1/18/23

Brought to Life Brings Color Back to Gothic Churches

 

 

BROUGHT TO LIFE: PAINTED WOOD SCULPTURE FROM EUROPE, 1300-1700 

Smith College Museum of Art 

Northampton MA 

Through August 6, 2023  

 

Montreal--more typical than you think!

 

Sometimes visitors to cathedrals such as Notre Dame de Montréal, the Sistine Chapel, the basilica at Notre Dame University in Indiana, or Amiens Cathedral in France are alarmed by what they see. Such Gothic splendors appear gaudy, even garish, riots of sky blues, pastels, and gilding. 

 

This is because they have either visited weathered medieval churches or have seen bare stone and woodwork in museums. Assumptions of spartan interiors dance in their heads, as if somehow naked pillars directed the gazes of the faithful toward heaven and reminded them that they were to eschew the pleasures of the earthly realm.
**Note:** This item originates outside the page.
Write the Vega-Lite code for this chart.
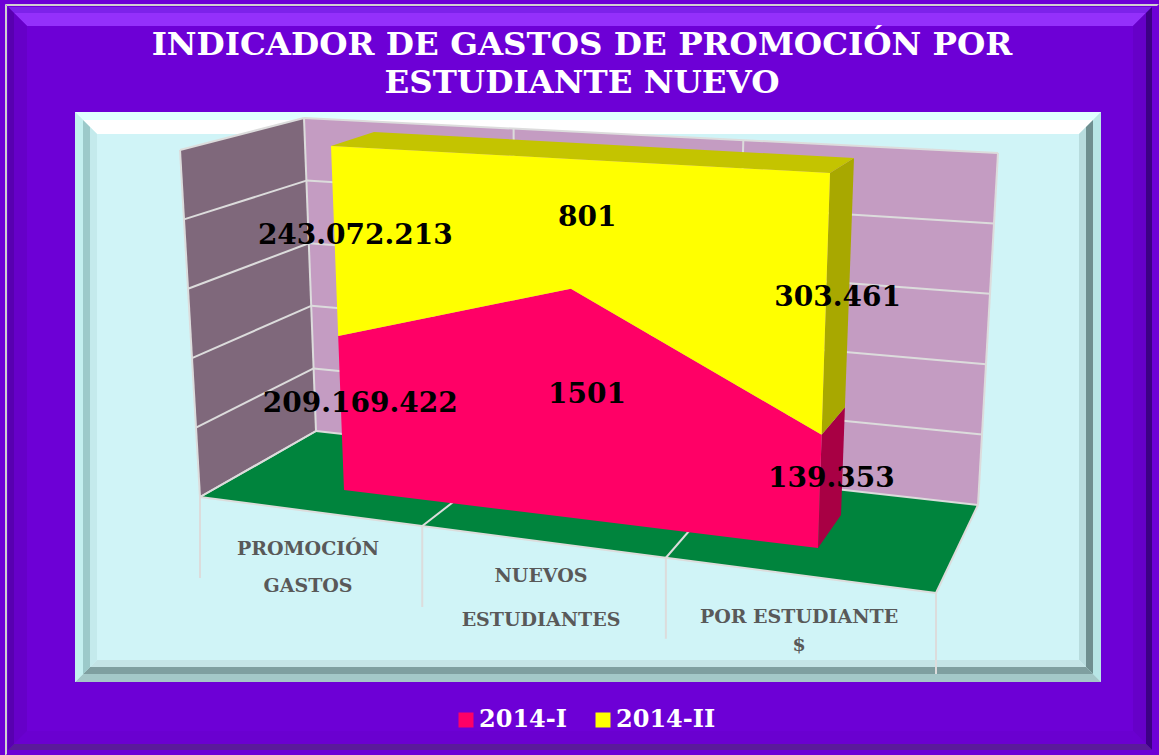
{"$schema":"https://vega.github.io/schema/vega-lite/v6.json","width":1026,"height":570,"autosize":{"type":"none"},"padding":{"left":75,"top":112,"right":58,"bottom":73},"background":"#6d00d6",
"title":{"text":["INDICADOR DE GASTOS DE PROMOCIÓN POR","ESTUDIANTE NUEVO"],"anchor":"middle","dx":-6,"offset":-95,"font":"DejaVu Serif","fontWeight":"bold","fontSize":32.5,"lineHeight":38,"color":"#ffffff"},
"config":{"view":{"fill":"#d0f4f7","stroke":null},"text":{"font":"DejaVu Serif","fontWeight":"bold"}},
"datasets":{"valores":[
{"categoria":"PROMOCIÓN GASTOS","idx":0,"serie":"2014-I","valor":209169422,"texto":"209.169.422"},
{"categoria":"PROMOCIÓN GASTOS","idx":0,"serie":"2014-II","valor":243072213,"texto":"243.072.213"},
{"categoria":"NUEVOS ESTUDIANTES","idx":1,"serie":"2014-I","valor":1501,"texto":"1501"},
{"categoria":"NUEVOS ESTUDIANTES","idx":1,"serie":"2014-II","valor":801,"texto":"801"},
{"categoria":"POR ESTUDIANTE $","idx":2,"serie":"2014-I","valor":139353,"texto":"139.353"},
{"categoria":"POR ESTUDIANTE $","idx":2,"serie":"2014-II","valor":303461,"texto":"303.461"}],
"niveles":[{"nivel":0},{"nivel":0.2},{"nivel":0.4},{"nivel":0.6},{"nivel":0.8},{"nivel":1}],
"limites":[{"limite":0},{"limite":1},{"limite":2},{"limite":3}],
"biseles":[{"banda":"gris","lado":0},{"banda":"gris","lado":3},{"banda":"mE","lado":0},{"banda":"mE","lado":1},{"banda":"mE","lado":2},{"banda":"mE","lado":3},{"banda":"mI","lado":0},{"banda":"mI","lado":1},{"banda":"mI","lado":2},{"banda":"mI","lado":3},{"banda":"pE","lado":0},{"banda":"pE","lado":1},{"banda":"pE","lado":2},{"banda":"pE","lado":3},{"banda":"pM","lado":0},{"banda":"pM","lado":1},{"banda":"pM","lado":2},{"banda":"pM","lado":3},{"banda":"pI","lado":0},{"banda":"pI","lado":1},{"banda":"pI","lado":2},{"banda":"pI","lado":3}],
"rotulos":[{"idx":0,"linea":0,"texto":"PROMOCIÓN"},{"idx":0,"linea":1,"texto":"GASTOS"},{"idx":1,"linea":0,"texto":"NUEVOS"},{"idx":1,"linea":1,"texto":"ESTUDIANTES"},{"idx":2,"linea":0,"texto":"POR ESTUDIANTE"},{"idx":2,"linea":1,"texto":"$"}]},
"encoding":{"x":{"field":"sx","type":"quantitative","scale":{"domain":[75,1101],"nice":false,"zero":false},"axis":null},"y":{"field":"sy","type":"quantitative","scale":{"domain":[682,112],"nice":false,"zero":false},"axis":null}},
"layer":[
{"data":{"name":"biseles"},
"transform":[{"calculate":"0","as":"a"},{"calculate":"1","as":"b"},{"calculate":"2","as":"c"},{"calculate":"3","as":"e"},{"fold":["a","b","c","e"],"as":["vv","vert"]},
{"calculate":"{'gris':[5,4,1159,756,2],'mE':[8,7,1152,750,6],'mI':[14,13,1146,744,13],'pE':[75,112,1101,682,8],'pM':[83,120,1093,674,7],'pI':[90,127,1086,667,7]}[datum.banda]","as":"r"},
{"calculate":"(datum.lado+((datum.vert==0||datum.vert==3)?0:1))%4","as":"j"},
{"calculate":"datum.vert>=2?datum.r[4]:0","as":"w"},
{"calculate":"(datum.j==0||datum.j==3)?datum.r[0]+datum.w:datum.r[2]-datum.w","as":"sx"},
{"calculate":"datum.j<2?datum.r[1]+datum.w:datum.r[3]-datum.w","as":"sy"},
{"calculate":"{'gris0':'#d0d0d0','gris3':'#d0d0d0','mE0':'#7d22ea','mE1':'#3d0085','mE2':'#5a1a9a','mE3':'#5800b0','mI0':'#9430fb','mI1':'#6600c8','mI2':'#6a00d0','mI3':'#6600c8','pE0':'#e0ffff','pE1':'#b8e6e6','pE2':'#a4c8c8','pE3':'#c4f0f0','pM0':'#ffffff','pM1':'#6f8f90','pM2':'#7f9fa0','pM3':'#9ccaca','pI0':'#ffffff','pI1':'#b8dcde','pI2':'#c4e4e6','pI3':'#c4eaec'}[datum.banda+datum.lado]","as":"tono"},
{"calculate":"datum.banda+datum.lado","as":"clave"}],
"mark":{"type":"line","strokeWidth":0},"encoding":{"fill":{"field":"tono","type":"nominal","scale":null},"detail":{"field":"clave"},"order":{"field":"vert","type":"quantitative"}}},
{"data":{"name":"niveles"},
"transform":[{"calculate":"0","as":"a"},{"calculate":"1","as":"b"},{"fold":["a","b"],"as":["ext","s"]},
{"calculate":"'izq'","as":"c1"},{"calculate":"'fondo'","as":"c2"},{"calculate":"'piso'","as":"c3"},{"fold":["c1","c2","c3"],"as":["cc","cara"]},
{"calculate":"datum.cara=='izq'?0:datum.s","as":"u"},{"calculate":"datum.cara=='piso'?0:datum.nivel","as":"v"},{"calculate":"datum.cara=='izq'?datum.s:(datum.cara=='piso'?datum.nivel:1)","as":"d"},
{"calculate":"(1-datum.d)*((1-datum.v)*((1-datum.u)*200+datum.u*936)+datum.v*((1-datum.u)*180+datum.u*913))+datum.d*((1-datum.v)*((1-datum.u)*316+datum.u*978)+datum.v*((1-datum.u)*304+datum.u*998))","as":"sx"},
{"calculate":"(1-datum.d)*((1-datum.v)*((1-datum.u)*497+datum.u*593)+datum.v*((1-datum.u)*150+datum.u*188))+datum.d*((1-datum.v)*((1-datum.u)*431+datum.u*505)+datum.v*((1-datum.u)*118+datum.u*153))","as":"sy"},
{"calculate":"datum.nivel==0?datum.s:3-datum.s","as":"vert"}],
"layer":[
{"transform":[{"filter":"(datum.nivel==0||datum.nivel==1)&&datum.cara=='izq'"}],"mark":{"type":"line","fill":"#7f687b","strokeWidth":0},"encoding":{"order":{"field":"vert","type":"quantitative"}}},
{"transform":[{"filter":"(datum.nivel==0||datum.nivel==1)&&datum.cara=='fondo'"}],"mark":{"type":"line","fill":"#c49cc2","strokeWidth":0},"encoding":{"order":{"field":"vert","type":"quantitative"}}},
{"transform":[{"filter":"(datum.nivel==0||datum.nivel==1)&&datum.cara=='piso'"}],"mark":{"type":"line","fill":"#00843d","strokeWidth":0},"encoding":{"order":{"field":"vert","type":"quantitative"}}},
{"transform":[{"filter":"datum.cara!='piso'||datum.nivel==0"}],"mark":{"type":"line","color":"#dcdcdc","strokeWidth":2},"encoding":{"detail":[{"field":"nivel"},{"field":"cara"}],"order":{"field":"s","type":"quantitative"}}}
]},
{"data":{"name":"limites"},
"transform":[{"calculate":"[0,0.302,0.633,1][datum.limite]","as":"t"},{"calculate":"0","as":"a"},{"calculate":"1","as":"b"},{"fold":["a","b"],"as":["ext","s"]},
{"calculate":"'fondo'","as":"c1"},{"calculate":"'piso'","as":"c2"},{"calculate":"'borde'","as":"c3"},{"calculate":"'caida'","as":"c4"},{"fold":["c1","c2","c3","c4"],"as":["cc","tipo"]},
{"filter":"datum.tipo!='borde'||datum.limite==0"},
{"calculate":"datum.tipo=='borde'?0:datum.t","as":"u"},{"calculate":"(datum.tipo=='fondo'||datum.tipo=='borde')?datum.s:0","as":"v"},{"calculate":"datum.tipo=='fondo'?1:(datum.tipo=='piso'?datum.s:0)","as":"d"},
{"calculate":"(1-datum.d)*((1-datum.v)*((1-datum.u)*200+datum.u*936)+datum.v*((1-datum.u)*180+datum.u*913))+datum.d*((1-datum.v)*((1-datum.u)*316+datum.u*978)+datum.v*((1-datum.u)*304+datum.u*998))","as":"sx"},
{"calculate":"(1-datum.d)*((1-datum.v)*((1-datum.u)*497+datum.u*593)+datum.v*((1-datum.u)*150+datum.u*188))+datum.d*((1-datum.v)*((1-datum.u)*431+datum.u*505)+datum.v*((1-datum.u)*118+datum.u*153))+(datum.tipo=='caida'?datum.s*81:0)","as":"sy"},
{"calculate":"datum.tipo+datum.limite","as":"clave"}],
"mark":{"type":"line","color":"#dcdcdc","strokeWidth":2},"encoding":{"detail":{"field":"clave"},"order":{"field":"s","type":"quantitative"}}},
{"data":{"name":"valores"},
"transform":[{"stack":"valor","groupby":["idx"],"offset":"normalize","sort":[{"field":"serie","order":"ascending"}],"as":["y0","y1"]},
{"calculate":"(datum.y0+datum.y1)/2","as":"ym"},{"fold":["y0","ym","y1"],"as":["borde","compartido"]},
{"calculate":"0","as":"da"},{"calculate":"0.5","as":"dm"},{"calculate":"1","as":"db"},{"fold":["da","dm","db"],"as":["prof","d"]},
{"calculate":"datum.idx==1?0.48:datum.idx/2","as":"u"},
{"calculate":"datum.compartido-0.06*datum.compartido*(1-datum.compartido)","as":"v"},
{"calculate":"(1-datum.d)*((1-datum.v)*((1-datum.u)*344+datum.u*818)+datum.v*((1-datum.u)*331+datum.u*830))+datum.d*((1-datum.v)*((1-datum.u)*381+datum.u*841)+datum.v*((1-datum.u)*374+datum.u*854))","as":"sx"},
{"calculate":"(1-datum.d)*((1-datum.v)*((1-datum.u)*490+datum.u*548)+datum.v*((1-datum.u)*146+datum.u*173))+datum.d*((1-datum.v)*((1-datum.u)*464+datum.u*515)+datum.v*((1-datum.u)*132+datum.u*158))","as":"sy"}],
"layer":[
{"transform":[{"filter":"datum.idx==2&&datum.borde!='ym'&&datum.prof!='dm'&&datum.serie=='2014-I'"},{"calculate":"datum.borde=='y0'?(datum.d==0?0:3):(datum.d==0?1:2)","as":"vert"}],"mark":{"type":"line","strokeWidth":0,"fill":"#a80044"},"encoding":{"order":{"field":"vert","type":"quantitative"}}},
{"transform":[{"filter":"datum.idx==2&&datum.borde!='ym'&&datum.prof!='dm'&&datum.serie=='2014-II'"},{"calculate":"datum.borde=='y0'?(datum.d==0?0:3):(datum.d==0?1:2)","as":"vert"}],"mark":{"type":"line","strokeWidth":0,"fill":"#a8a800"},"encoding":{"order":{"field":"vert","type":"quantitative"}}},
{"transform":[{"filter":"datum.serie=='2014-II'&&datum.borde=='y1'&&datum.prof!='dm'"},{"calculate":"datum.d==0?datum.idx:5-datum.idx","as":"vert"}],"mark":{"type":"line","fill":"#c4c400","strokeWidth":0},"encoding":{"order":{"field":"vert","type":"quantitative"}}},
{"transform":[{"filter":"datum.prof=='da'&&datum.borde!='ym'"},{"calculate":"datum.borde=='y1'?datum.idx:5-datum.idx","as":"vert"}],"mark":{"type":"line","strokeWidth":0},"encoding":{"fill":{"field":"serie","type":"nominal","scale":{"domain":["2014-I","2014-II"],"range":["#ff0066","#ffff00"]},"legend":{"title":null,"orient":"none","legendX":379,"legendY":596,"direction":"horizontal","columns":2,"symbolType":"square","symbolSize":225,"symbolStrokeWidth":0,"labelFont":"DejaVu Serif","labelFontWeight":"bold","labelFontSize":24,"labelColor":"#ffffff","labelOffset":1,"columnPadding":24,"labelLimit":200}},"order":{"field":"vert","type":"quantitative"}}},
{"transform":[{"filter":"datum.prof=='dm'&&datum.borde=='ym'"}],"mark":{"type":"text","fontSize":28,"color":"#000000","dy":2},"encoding":{"text":{"field":"texto"}}}
]},
{"data":{"name":"rotulos"},"transform":[{"calculate":"[308,541,799][datum.idx]","as":"sx"},{"calculate":"[[549,586],[576,620],[617,645]][datum.idx][datum.linea]","as":"sy"}],"mark":{"type":"text","fontSize":19,"color":"#595959"},"encoding":{"text":{"field":"texto"}}}
]}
In such imagining, only stained glass windows or perhaps a fresco or painting illuminated the insides of hulking churches. 

 

If that's what you think, you're the victim of time and the changes brought by sunlight, candle smoke, dampness, mold, and ephemeral unvarnished paint. At one time, a 14th century cathedral looked a lot like Notre Dame de Montréal—except their exteriors were painted as brightly as those in Italian cities such as Orvieto.  And if you want to push things back even further, Greek and Roman statues were gaily painted as well.

 

 

 

An exhibit at the Smith College Museum of Art (SCMA) give us a glimpse of what medieval cathedrals might have looked like inside via woodworks that retain traces of pigment.  Brought to Life is a gallery full of wooden sculptures from the 14th through the dawn of the 18th centuries. Though these pieces have also been dimmed by time, there is enough of their original hue for us to imagine the explosion of color a medieval cathedral would have been. If you're wondering, though they are too big to go on tour or be installed and the museum, even massive Gothic columns and arches would have appeared in Technicolor. (Okay, not Technicolor, which is a film stock, but you get the picture.)  

 

 

 

In other words, Gothic cathedrals were quite the opposite of a spartan holiness scenario. For most Europeans, cities and villages would have been drab, muddy, and dark before gas lighting, street paving, window panes, and more substantial dwellings took over. In most places, little of that even began to happen before the 19th century. Churches and cathedrals were brightly adorned because they invoked thoughts of heaven, not because color stymied such reflections.  

 

 

 

By extension, there's another historical lesson embedded in the SCMA exhibit. Many North Americans are so present-minded that their view of the past is like the black and white or sepia archival photos from the pre-color film era. We all know Puritans dressed mostly in black, right? Granted their worldview was often gloomy, but many of them liked a splash of color. After all, it was easier to make fabric dyes from flowers and wild plants than blacks from tannin-tinted roots and bark. (Black dyes also degraded fabric much faster.)

 


 

 

To circle back, color was associated with the glories of Creation. It was the case that a lot of medieval public art other than paintings was left unsigned. The skilled artisans who carved figures from wood or stone and those that slathered on the paint were supposed to be conduits to God's glory, one imagined in full living color. 

 

 

 

A visit to the SCMA reveals both the ways medieval Europeans were different from us–faith was seldom openly questioned and religious symbols were ubiquitous–yet also similar. Like us, they enjoyed color and light. They liked it so much that some of their efforts strike us as a bit garish!